### What to do
Extract, exactly, the lines from the line containing "What React, TypeScript" to the line containing "import * as", with both lines included and any pictures left out.

### Listed entries

[START]

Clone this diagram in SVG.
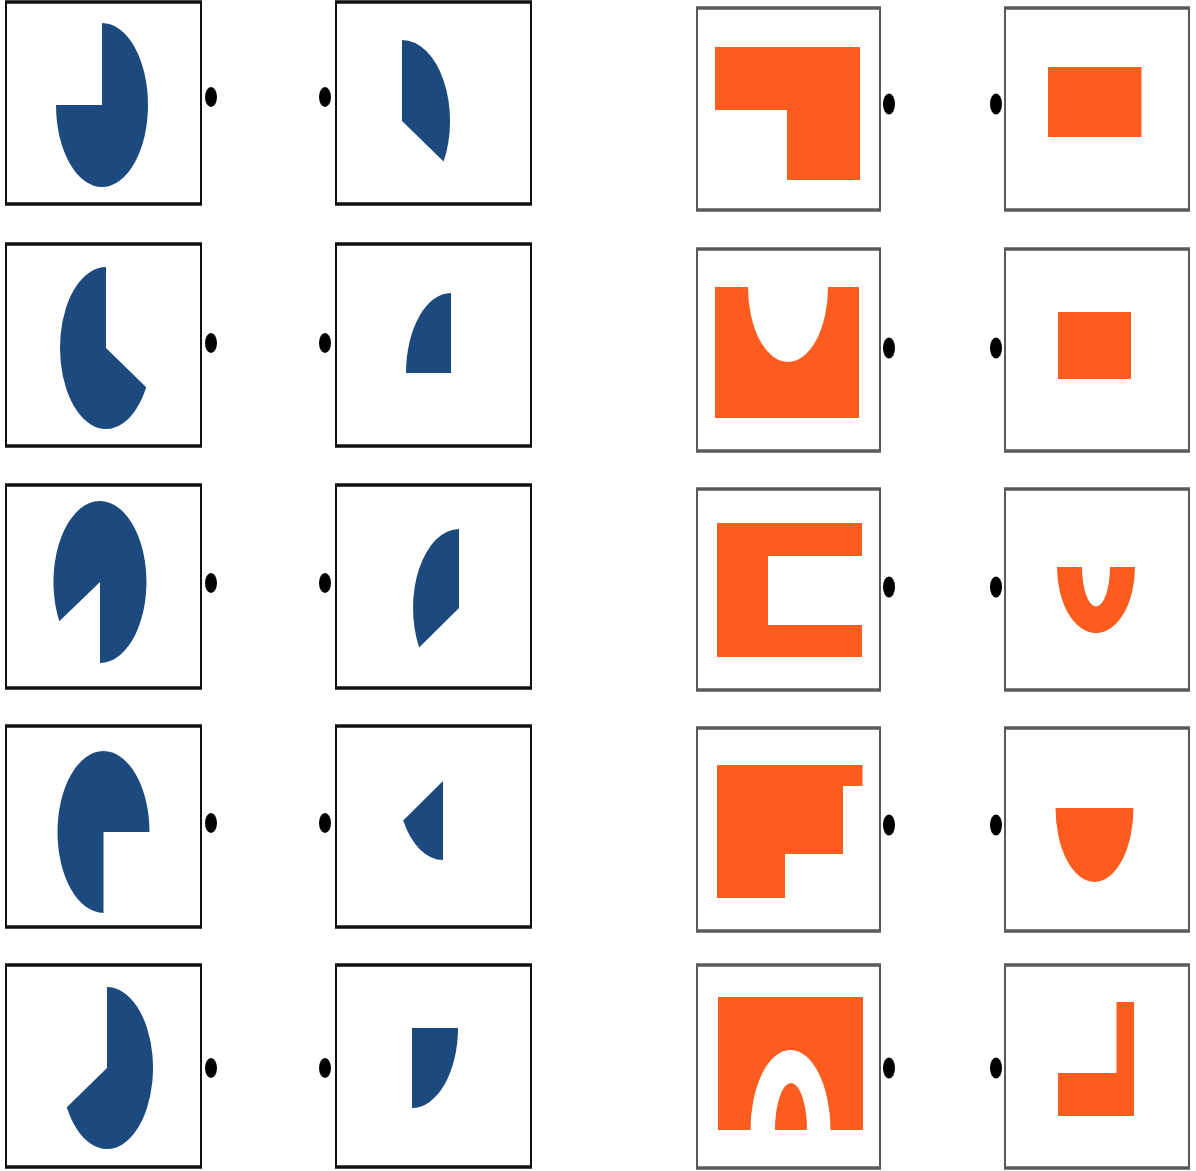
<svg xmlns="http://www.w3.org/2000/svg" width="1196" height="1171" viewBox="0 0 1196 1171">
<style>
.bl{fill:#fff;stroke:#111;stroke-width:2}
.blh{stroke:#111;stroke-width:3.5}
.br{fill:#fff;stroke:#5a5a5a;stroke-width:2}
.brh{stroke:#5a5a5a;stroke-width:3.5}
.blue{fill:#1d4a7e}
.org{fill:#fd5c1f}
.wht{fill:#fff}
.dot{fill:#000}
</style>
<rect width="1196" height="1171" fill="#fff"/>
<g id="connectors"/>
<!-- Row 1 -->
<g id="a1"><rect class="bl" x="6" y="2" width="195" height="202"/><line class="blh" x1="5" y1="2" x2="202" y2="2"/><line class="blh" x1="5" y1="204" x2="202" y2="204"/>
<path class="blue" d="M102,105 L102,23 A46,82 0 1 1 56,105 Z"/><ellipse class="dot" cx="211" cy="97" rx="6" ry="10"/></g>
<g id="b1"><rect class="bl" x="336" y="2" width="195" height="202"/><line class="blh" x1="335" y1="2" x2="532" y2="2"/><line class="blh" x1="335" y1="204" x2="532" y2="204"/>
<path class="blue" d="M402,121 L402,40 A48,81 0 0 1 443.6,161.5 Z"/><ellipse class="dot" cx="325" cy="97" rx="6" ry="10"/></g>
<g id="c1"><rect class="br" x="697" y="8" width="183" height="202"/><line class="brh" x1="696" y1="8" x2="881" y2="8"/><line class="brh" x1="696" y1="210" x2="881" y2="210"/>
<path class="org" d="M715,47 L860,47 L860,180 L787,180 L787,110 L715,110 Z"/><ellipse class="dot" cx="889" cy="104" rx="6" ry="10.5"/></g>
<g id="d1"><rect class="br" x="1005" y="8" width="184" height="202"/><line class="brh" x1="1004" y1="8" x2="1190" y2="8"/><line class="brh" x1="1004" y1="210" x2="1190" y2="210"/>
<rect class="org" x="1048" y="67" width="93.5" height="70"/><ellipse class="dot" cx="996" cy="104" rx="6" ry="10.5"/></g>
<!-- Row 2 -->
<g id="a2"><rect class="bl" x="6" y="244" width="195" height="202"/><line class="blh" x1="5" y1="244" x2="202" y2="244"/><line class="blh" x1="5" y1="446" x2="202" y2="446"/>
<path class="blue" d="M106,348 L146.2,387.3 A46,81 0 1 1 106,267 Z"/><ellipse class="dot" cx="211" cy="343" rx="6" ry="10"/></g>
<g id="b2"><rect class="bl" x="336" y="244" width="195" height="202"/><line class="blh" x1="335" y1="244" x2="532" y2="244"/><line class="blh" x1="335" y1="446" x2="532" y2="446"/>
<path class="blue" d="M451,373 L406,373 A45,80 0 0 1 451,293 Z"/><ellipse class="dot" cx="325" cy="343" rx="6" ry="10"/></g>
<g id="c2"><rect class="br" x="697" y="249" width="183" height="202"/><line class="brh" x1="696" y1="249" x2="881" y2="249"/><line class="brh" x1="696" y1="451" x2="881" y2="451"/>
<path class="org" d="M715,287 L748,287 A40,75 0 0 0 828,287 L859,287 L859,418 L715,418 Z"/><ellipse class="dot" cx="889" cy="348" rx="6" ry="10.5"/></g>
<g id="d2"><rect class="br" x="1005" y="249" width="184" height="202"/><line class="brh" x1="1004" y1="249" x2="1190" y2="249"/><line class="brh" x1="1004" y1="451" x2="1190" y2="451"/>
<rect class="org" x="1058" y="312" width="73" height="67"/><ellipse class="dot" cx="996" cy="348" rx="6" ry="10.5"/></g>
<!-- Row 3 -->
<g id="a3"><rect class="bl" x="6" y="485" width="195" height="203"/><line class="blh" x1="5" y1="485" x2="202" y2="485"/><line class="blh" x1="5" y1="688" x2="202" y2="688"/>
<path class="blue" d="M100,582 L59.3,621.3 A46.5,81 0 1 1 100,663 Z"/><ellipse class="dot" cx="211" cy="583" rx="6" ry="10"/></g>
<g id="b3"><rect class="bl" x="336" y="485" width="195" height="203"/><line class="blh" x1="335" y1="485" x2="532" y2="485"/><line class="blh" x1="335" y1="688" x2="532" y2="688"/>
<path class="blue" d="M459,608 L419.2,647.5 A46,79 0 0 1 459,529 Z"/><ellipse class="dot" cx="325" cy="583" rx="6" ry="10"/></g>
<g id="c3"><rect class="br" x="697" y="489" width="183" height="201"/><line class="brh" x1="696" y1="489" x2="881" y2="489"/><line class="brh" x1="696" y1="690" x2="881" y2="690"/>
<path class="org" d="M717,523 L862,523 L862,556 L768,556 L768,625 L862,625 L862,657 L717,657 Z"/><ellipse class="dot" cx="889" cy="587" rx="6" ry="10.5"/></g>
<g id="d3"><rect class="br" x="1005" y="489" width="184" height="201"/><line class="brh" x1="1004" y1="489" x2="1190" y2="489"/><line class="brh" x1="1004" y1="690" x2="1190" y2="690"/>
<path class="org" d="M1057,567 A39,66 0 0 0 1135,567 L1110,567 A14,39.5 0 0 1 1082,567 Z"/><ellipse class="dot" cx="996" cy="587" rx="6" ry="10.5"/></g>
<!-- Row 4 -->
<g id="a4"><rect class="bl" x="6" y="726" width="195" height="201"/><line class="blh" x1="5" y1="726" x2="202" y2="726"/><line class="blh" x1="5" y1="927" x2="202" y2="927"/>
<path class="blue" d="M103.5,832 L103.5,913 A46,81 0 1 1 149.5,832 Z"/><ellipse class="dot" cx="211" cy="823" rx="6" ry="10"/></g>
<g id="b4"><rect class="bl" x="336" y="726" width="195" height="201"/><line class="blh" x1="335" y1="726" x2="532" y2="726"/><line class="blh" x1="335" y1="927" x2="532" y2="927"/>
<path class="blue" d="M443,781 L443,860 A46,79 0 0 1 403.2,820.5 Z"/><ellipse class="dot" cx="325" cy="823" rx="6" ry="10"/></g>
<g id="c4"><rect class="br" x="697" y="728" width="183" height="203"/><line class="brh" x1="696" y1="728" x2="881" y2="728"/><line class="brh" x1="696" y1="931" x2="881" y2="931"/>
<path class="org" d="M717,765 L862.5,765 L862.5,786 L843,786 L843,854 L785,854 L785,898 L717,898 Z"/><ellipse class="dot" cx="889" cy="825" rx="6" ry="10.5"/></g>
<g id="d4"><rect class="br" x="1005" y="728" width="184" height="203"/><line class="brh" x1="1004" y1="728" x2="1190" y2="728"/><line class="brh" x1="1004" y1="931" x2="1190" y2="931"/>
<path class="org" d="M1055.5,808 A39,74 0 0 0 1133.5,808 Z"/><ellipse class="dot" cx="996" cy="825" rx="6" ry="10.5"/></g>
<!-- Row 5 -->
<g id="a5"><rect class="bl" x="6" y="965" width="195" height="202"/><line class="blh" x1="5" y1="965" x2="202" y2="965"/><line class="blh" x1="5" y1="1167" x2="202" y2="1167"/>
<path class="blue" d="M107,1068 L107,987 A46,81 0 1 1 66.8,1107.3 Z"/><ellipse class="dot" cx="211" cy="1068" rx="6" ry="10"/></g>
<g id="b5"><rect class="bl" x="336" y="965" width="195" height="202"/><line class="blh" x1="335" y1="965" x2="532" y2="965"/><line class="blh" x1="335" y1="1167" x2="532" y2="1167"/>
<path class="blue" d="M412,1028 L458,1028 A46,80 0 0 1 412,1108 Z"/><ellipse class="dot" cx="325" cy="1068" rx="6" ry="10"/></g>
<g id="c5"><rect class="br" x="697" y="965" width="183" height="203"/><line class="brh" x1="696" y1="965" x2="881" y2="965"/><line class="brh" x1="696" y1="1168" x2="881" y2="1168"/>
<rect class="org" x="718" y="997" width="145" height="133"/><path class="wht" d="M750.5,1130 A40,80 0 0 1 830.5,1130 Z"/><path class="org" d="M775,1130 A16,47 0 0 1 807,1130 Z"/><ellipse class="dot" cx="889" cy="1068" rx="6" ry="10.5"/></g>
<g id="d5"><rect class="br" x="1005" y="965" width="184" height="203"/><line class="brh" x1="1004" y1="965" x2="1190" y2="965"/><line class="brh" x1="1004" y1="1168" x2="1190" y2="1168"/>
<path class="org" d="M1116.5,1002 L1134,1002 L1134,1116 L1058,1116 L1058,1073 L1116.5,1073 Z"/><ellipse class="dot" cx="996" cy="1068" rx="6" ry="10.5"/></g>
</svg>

[END]
[START]

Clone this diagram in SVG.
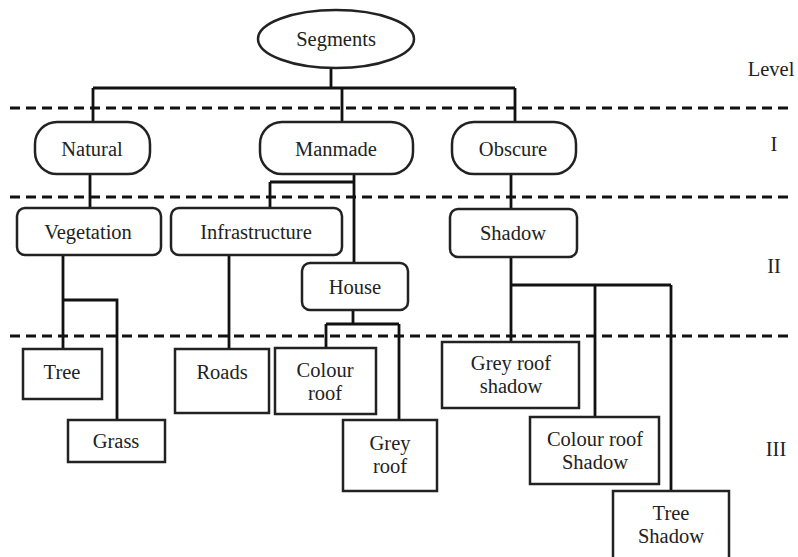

[END]
[START]

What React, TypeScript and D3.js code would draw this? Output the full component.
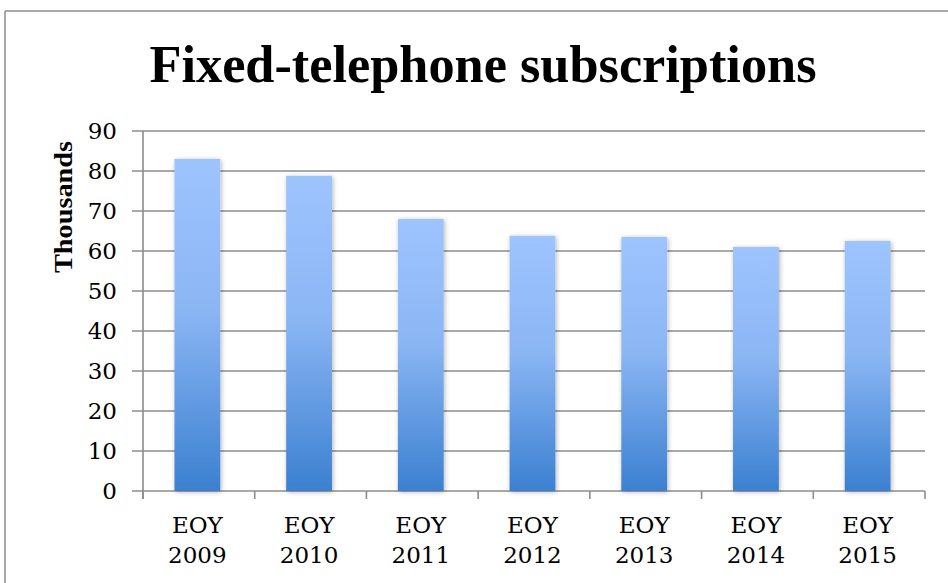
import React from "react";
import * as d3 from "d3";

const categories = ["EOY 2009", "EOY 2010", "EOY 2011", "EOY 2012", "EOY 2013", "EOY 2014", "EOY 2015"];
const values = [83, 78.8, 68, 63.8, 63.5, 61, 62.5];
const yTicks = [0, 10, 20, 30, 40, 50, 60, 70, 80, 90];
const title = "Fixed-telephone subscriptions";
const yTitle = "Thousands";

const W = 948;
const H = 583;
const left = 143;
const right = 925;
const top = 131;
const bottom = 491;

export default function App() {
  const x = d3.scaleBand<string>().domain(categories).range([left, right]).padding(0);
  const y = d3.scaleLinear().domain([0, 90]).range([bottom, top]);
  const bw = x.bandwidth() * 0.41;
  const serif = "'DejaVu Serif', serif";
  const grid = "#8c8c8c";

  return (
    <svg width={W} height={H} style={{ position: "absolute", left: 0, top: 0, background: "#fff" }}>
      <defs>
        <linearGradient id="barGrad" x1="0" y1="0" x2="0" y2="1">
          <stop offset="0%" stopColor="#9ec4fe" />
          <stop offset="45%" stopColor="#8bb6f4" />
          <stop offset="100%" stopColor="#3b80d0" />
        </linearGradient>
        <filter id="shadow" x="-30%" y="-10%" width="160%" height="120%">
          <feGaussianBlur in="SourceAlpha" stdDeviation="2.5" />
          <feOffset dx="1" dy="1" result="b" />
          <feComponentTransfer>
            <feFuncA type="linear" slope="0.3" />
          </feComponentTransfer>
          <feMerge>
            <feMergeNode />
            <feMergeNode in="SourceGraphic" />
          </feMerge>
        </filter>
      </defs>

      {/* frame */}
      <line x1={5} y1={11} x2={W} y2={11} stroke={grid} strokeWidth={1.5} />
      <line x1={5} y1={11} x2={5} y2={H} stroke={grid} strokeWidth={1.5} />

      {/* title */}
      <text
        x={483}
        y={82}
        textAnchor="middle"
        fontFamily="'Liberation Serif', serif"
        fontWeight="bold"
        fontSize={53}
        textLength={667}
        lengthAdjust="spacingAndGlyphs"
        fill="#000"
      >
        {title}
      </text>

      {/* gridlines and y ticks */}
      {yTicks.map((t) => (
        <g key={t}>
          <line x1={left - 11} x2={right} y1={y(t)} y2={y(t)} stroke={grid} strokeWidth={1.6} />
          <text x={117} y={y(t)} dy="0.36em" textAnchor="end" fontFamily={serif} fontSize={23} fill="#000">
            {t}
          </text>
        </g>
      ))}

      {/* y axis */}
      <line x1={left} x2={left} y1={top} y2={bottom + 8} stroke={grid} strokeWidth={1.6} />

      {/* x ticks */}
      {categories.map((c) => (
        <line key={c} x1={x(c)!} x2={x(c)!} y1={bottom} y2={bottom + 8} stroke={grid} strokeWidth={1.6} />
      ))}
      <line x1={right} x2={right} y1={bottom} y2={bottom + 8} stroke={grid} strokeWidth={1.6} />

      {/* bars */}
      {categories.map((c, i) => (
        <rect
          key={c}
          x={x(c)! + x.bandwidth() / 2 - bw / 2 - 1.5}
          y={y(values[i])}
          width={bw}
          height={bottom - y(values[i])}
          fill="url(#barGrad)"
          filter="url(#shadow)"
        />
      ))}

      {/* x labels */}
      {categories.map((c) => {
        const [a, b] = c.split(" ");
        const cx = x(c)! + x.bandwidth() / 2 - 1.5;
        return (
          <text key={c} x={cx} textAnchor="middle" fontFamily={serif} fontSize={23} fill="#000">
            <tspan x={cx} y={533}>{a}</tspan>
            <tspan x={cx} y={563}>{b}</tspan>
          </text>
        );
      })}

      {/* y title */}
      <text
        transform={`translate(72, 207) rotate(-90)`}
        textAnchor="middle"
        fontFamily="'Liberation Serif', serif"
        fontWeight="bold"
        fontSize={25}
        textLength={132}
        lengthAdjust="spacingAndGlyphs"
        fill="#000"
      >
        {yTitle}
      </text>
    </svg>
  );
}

[END]

### Final answer
What React, TypeScript and D3.js code would draw this? Output the full component.
import React from "react";
import * as d3 from "d3";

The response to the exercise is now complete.